Лёша Лобанов

"Черный монах", Коми-Пермяцкий драматический театр им. М. Горького, Кудымкар

"Утопия", Театр Наций, Москва

Вы в этом году номинированы и как художник по костюмам, и как художник-постановщик. Кем вы сейчас больше себя ощущаете?

Я не профессиональный художник по костюмам, по образованию я художник кукольного театра. Да, наверное, немного другая часть мозга включается, когда речь идёт только о сценографии или только об одежде.

Может, что-то для вас сейчас важнее?

Сложно сказать, что приоритетнее, всё зависит от проекта. У меня мама занимается прикладной математикой. Она мне показывала две, казалось бы, одинаковые формулы на три страницы, но одна из них интересная, а вторая нет. Поэтому трудно объяснить, почему одна художественная задача вызывает интерес, а другая нет. Например, я участвую в «Театре взаимных действий», где нет режиссёра, это театр художника, там вообще другая часть мозга включается. Там я использую и какие-то вещи из театра кукол, что-то вылезает из чердаков памяти. Кукольный театр мне по-прежнему интересен.

Опыт работы с куклой даёт особое отношение к предмету, к ткани вам как художнику?

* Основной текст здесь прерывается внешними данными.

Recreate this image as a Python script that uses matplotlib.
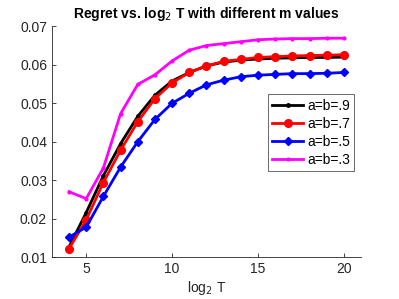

Скорее всего, да. Сейчас есть такое понятие – театр объекта. Это близко к кукольному театру, но есть важное отличие. Подобный театр не стремится создать какой-то приближенный к реальности мир. Можно рассказать историю, просто расставив предметы в определённом порядке. В «Чёрном монахе» я тоже думал об этом, хотя это и драматический театр.

Как в «Чёрном монахе» появился образ библиотеки со стеллажами?

Спектакль изначально был придуман Верой Поповой на лаборатории, его играли в фойе театра. Когда мы перешли в зал, мы стали придумывать какой-то театральный язык для решения пространства. Сразу было понятно, что «Чёрный монах» – это условная вещь, там речь идёт о внутреннем мире человека, это исследование психики. Возникла идея с библиотекой, потому что библиотека – пространство вневременное. В библиотеке можно представить издания с разбросом в 500 лет. Поскольку в повести есть мотив затухания, то эта библиотека – полуразобранная, на каких-то полках уже хранят соления, на каких-то полках просто спят и так далее. Нужно было разбираться с эпохой, тем более, если речь идёт о камерном пространстве, сразу заметен театральный костюм, фальшь. Но когда придумано какое-то решение, степень доверия к актёру увеличивается. У нас нет исторических костюмов, есть намёки в образах и поиск современных аналогов.

В камерных спектаклях всегда увлекает столь подробно обжитое пространство, много деталей. Вам принципиально важен каждый предмет на сцене или вы мыслите какой-то общей концепцией?

В «Чёрном монахе» для меня важна бытовая логика, чтобы зритель, глядя на декорацию, включался в эту историю. Важна динамика, ощущение того, что это пространство находится в процессе изменения. В спектакле всё довольно несложно, нет специального антиквариата, но мне была важна эта атмосфера.

«Утопия» – не первый ваш спектакль вместе с Маратом Гацаловым, Ксенией Перетрухиной… Что вам кажется особенно ценным в работе с одной командой?

Я работал в разных коллаборациях, и с Верой Поповой мы делали вместе спектакль «Камера обскура». «Утопия» – это, конечно, мощная работа режиссёра, композитора и художника. Сейчас театр – в большей степени дело коллективное. XX век был театром режиссёра, сейчас это уже не совсем так. Одна яркая фигура всё чаще и чаще состоит из какой-то команды. Сейчас время таких сообществ, время вождей проходит.

Текст «Утопии» очень реалистичный, но спектакль совершенно ушёл от быта. Даже костюмы скорее похожи на стилизацию под 90-е. Как придумывалась эта эстетика?

Я этот спектакль сильно не анализировал. Я скорее работал с ощущениями, видел, что происходит в декорациях. Само художественное решение – сильное и необычное, там бытовая история была невозможна. Герои на самом деле одеты просто, наверное, из-за зеркала возникает ощущение особой эстетики. В какой-то момент это даже в символизм превращается. Я стремился к простоте без каких-либо украшений, потому что в таком театре важна мысль, идея.